[Code that draws figures]
--- Start ---

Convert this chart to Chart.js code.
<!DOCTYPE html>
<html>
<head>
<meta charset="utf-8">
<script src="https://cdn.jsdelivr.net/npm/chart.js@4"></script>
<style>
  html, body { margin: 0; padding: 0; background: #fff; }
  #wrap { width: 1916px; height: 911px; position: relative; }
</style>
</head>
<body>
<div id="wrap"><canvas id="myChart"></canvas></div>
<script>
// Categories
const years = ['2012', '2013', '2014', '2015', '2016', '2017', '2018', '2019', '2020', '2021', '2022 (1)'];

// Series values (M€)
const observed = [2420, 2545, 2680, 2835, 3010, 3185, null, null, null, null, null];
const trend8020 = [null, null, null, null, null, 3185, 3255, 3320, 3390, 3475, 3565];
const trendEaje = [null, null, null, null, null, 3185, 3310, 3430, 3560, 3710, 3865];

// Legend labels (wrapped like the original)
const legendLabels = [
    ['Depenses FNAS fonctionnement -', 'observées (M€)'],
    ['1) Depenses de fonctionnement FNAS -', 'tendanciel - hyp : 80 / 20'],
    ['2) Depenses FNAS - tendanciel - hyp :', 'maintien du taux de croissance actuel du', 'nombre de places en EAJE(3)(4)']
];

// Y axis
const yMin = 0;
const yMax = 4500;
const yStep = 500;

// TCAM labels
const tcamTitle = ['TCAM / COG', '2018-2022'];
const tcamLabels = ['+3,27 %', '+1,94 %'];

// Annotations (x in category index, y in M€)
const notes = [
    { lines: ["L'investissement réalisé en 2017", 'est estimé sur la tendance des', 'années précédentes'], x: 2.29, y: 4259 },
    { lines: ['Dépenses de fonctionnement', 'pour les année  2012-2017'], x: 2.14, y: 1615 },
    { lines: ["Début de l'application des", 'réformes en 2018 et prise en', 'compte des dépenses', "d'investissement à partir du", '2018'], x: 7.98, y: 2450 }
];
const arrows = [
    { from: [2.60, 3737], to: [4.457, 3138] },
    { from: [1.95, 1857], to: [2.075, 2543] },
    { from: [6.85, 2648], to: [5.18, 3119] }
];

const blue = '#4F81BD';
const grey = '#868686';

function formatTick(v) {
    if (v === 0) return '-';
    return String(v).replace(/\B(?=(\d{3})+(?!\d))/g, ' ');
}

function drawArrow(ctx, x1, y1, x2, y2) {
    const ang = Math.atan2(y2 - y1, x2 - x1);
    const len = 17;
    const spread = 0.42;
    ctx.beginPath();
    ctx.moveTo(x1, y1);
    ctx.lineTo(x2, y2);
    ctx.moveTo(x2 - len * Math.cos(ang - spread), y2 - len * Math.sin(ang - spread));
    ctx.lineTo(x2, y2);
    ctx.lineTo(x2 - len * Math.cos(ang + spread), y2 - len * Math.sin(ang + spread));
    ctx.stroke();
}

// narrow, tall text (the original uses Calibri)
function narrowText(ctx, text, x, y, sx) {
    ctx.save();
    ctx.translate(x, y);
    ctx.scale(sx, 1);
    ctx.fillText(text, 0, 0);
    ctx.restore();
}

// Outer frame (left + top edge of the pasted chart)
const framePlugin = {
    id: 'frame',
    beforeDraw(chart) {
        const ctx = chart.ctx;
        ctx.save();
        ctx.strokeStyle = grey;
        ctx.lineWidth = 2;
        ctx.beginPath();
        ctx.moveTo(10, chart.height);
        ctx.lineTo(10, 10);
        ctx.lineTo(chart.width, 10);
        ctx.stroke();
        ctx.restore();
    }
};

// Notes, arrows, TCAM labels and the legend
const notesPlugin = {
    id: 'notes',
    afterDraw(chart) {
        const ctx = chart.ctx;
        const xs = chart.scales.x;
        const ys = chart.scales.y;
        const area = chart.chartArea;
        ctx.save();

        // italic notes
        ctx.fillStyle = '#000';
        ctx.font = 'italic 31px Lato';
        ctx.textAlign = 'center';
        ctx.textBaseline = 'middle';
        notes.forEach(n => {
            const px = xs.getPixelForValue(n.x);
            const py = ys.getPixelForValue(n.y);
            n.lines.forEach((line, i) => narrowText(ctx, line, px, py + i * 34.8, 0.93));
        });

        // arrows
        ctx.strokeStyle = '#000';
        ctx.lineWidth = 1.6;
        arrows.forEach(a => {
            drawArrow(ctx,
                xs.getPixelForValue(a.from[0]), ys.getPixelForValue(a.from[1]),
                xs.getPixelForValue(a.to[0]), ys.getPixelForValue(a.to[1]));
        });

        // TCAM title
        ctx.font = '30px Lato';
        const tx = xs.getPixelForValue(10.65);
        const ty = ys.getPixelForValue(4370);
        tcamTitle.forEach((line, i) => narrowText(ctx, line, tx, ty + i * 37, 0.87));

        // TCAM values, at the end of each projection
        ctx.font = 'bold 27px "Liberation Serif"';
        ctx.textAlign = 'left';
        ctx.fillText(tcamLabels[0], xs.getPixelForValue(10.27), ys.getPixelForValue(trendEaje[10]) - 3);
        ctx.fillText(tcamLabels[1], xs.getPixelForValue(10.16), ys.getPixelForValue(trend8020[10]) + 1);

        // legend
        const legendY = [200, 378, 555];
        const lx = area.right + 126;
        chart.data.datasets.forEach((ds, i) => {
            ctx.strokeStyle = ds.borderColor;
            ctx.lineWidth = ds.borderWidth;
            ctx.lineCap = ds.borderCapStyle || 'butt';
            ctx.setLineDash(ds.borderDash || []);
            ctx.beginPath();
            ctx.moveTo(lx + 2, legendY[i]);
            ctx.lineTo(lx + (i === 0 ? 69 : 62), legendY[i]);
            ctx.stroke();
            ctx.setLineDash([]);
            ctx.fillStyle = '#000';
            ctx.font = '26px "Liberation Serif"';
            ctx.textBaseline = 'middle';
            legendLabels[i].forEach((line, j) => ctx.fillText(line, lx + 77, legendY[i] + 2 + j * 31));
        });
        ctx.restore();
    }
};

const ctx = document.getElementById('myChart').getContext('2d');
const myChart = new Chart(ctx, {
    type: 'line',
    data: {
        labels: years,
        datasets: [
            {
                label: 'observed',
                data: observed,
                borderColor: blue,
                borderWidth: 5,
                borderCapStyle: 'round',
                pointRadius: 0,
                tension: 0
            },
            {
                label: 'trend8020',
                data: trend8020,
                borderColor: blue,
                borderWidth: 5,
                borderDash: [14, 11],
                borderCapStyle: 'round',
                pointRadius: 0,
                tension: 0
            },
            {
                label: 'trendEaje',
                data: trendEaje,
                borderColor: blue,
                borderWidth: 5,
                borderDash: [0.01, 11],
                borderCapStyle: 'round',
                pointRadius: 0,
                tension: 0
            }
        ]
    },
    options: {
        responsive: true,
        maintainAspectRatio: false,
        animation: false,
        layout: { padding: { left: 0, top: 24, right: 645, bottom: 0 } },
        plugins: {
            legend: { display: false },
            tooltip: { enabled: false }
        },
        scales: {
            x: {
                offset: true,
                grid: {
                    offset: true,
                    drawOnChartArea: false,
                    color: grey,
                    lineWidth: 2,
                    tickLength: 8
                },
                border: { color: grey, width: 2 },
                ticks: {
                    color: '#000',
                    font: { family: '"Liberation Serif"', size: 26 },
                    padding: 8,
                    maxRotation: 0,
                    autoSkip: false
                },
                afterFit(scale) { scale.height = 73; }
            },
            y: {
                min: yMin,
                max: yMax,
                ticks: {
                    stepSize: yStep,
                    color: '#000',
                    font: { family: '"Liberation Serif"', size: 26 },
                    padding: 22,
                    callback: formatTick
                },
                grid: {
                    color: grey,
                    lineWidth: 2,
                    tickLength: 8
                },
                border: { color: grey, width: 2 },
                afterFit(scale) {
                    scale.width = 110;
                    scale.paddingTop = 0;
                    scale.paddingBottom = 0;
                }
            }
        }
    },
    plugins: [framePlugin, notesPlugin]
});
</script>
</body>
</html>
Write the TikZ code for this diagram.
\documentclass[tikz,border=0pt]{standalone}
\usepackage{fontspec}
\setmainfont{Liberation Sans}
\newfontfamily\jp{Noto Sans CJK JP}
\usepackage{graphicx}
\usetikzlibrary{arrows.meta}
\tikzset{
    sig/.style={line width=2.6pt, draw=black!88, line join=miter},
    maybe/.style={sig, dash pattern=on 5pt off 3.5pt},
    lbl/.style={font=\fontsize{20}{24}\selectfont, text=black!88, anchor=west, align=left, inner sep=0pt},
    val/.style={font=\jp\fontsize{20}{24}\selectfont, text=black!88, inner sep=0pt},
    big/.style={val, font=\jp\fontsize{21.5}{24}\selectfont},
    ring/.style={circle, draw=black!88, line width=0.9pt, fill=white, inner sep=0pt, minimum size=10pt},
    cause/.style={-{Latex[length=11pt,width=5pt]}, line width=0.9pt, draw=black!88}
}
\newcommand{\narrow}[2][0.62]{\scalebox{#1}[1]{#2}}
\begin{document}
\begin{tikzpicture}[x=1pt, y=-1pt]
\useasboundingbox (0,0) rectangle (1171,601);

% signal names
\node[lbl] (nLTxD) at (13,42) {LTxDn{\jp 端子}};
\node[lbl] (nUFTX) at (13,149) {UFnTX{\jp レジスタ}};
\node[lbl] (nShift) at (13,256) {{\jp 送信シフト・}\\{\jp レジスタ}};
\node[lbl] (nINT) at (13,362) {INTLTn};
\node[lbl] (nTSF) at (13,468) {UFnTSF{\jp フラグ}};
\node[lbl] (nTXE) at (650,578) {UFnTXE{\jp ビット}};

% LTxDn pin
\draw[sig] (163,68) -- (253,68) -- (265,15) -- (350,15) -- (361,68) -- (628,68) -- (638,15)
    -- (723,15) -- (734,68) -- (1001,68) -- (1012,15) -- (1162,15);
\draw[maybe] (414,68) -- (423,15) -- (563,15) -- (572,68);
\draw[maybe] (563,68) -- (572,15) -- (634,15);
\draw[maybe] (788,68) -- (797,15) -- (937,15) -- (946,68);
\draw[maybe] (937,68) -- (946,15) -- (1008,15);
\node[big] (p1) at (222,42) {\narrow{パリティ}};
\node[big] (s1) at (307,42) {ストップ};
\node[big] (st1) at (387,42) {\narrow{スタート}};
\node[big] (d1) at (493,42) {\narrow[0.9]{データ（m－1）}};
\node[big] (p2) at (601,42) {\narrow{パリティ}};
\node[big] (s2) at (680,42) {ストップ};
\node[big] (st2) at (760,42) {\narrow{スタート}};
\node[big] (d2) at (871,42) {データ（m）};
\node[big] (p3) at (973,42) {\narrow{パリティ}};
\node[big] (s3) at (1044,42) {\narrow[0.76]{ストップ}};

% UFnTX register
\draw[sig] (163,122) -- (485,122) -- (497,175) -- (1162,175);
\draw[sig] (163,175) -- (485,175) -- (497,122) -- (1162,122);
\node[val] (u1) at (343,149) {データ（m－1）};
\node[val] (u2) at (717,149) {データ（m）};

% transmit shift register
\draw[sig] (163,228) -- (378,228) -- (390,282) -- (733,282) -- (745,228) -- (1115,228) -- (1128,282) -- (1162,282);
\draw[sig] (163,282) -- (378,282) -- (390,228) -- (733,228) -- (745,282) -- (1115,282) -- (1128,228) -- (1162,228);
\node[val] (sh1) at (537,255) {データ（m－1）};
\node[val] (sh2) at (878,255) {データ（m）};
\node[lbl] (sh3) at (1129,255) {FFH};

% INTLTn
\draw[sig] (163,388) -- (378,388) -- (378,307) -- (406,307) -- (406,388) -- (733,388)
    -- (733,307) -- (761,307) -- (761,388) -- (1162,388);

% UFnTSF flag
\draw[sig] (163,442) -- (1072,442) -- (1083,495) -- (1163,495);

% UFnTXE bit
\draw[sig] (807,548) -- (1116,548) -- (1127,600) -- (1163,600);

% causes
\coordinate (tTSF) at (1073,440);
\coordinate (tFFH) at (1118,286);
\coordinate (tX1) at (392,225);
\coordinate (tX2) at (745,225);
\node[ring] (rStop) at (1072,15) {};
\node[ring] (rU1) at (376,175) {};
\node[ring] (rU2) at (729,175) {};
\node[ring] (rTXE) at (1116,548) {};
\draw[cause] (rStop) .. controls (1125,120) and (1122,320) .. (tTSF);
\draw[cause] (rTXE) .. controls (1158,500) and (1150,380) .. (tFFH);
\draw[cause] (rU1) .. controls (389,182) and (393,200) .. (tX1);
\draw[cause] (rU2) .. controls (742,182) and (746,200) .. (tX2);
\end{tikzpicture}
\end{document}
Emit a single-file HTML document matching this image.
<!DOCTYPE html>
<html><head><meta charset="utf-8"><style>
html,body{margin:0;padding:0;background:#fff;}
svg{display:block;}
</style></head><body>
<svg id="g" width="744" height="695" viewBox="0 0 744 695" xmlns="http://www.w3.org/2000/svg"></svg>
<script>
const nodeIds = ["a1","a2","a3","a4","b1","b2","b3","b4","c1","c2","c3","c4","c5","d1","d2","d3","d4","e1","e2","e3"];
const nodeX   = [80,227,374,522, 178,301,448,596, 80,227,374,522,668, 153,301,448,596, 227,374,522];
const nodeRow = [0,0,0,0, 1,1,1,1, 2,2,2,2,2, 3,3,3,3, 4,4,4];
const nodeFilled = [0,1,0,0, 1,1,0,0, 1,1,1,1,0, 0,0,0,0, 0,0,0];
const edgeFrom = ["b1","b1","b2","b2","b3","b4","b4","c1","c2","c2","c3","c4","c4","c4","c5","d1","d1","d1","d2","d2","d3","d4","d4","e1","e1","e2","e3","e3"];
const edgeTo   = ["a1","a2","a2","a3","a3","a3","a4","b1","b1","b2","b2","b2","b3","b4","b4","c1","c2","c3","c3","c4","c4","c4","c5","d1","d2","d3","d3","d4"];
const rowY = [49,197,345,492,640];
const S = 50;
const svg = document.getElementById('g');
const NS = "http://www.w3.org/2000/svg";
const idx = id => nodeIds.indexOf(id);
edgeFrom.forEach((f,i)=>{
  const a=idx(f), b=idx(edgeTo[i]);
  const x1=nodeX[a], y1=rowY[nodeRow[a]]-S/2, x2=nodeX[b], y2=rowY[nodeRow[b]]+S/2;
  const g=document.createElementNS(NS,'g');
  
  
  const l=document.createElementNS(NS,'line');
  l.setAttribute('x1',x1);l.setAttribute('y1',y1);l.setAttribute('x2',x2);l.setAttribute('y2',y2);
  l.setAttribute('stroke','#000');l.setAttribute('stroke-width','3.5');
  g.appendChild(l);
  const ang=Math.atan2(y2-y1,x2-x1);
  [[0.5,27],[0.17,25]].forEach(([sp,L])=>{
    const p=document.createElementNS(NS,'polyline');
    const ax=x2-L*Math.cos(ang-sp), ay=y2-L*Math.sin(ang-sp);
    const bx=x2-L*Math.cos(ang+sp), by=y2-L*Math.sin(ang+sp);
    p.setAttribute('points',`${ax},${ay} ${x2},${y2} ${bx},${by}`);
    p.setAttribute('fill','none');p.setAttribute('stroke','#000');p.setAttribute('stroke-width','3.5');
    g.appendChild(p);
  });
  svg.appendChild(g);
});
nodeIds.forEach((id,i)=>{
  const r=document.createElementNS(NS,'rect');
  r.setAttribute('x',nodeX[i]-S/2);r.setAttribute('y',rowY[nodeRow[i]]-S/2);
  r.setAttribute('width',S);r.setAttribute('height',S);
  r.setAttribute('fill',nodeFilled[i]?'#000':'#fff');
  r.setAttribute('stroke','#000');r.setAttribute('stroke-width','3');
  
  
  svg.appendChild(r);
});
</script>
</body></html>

--- End ---

> WHAT THE TASK ASKS
The required output is the exact run of lines from the beginning of the listing above to the line that contains "const tcamLabels = ['+3,27 %', '+1,94 %'];", inclusive of both.

> SOLUTION FOR THIS EXERCISE
Convert this chart to Chart.js code.
<!DOCTYPE html>
<html>
<head>
<meta charset="utf-8">
<script src="https://cdn.jsdelivr.net/npm/chart.js@4"></script>
<style>
  html, body { margin: 0; padding: 0; background: #fff; }
  #wrap { width: 1916px; height: 911px; position: relative; }
</style>
</head>
<body>
<div id="wrap"><canvas id="myChart"></canvas></div>
<script>
// Categories
const years = ['2012', '2013', '2014', '2015', '2016', '2017', '2018', '2019', '2020', '2021', '2022 (1)'];

// Series values (M€)
const observed = [2420, 2545, 2680, 2835, 3010, 3185, null, null, null, null, null];
const trend8020 = [null, null, null, null, null, 3185, 3255, 3320, 3390, 3475, 3565];
const trendEaje = [null, null, null, null, null, 3185, 3310, 3430, 3560, 3710, 3865];

// Legend labels (wrapped like the original)
const legendLabels = [
    ['Depenses FNAS fonctionnement -', 'observées (M€)'],
    ['1) Depenses de fonctionnement FNAS -', 'tendanciel - hyp : 80 / 20'],
    ['2) Depenses FNAS - tendanciel - hyp :', 'maintien du taux de croissance actuel du', 'nombre de places en EAJE(3)(4)']
];

// Y axis
const yMin = 0;
const yMax = 4500;
const yStep = 500;

// TCAM labels
const tcamTitle = ['TCAM / COG', '2018-2022'];
const tcamLabels = ['+3,27 %', '+1,94 %'];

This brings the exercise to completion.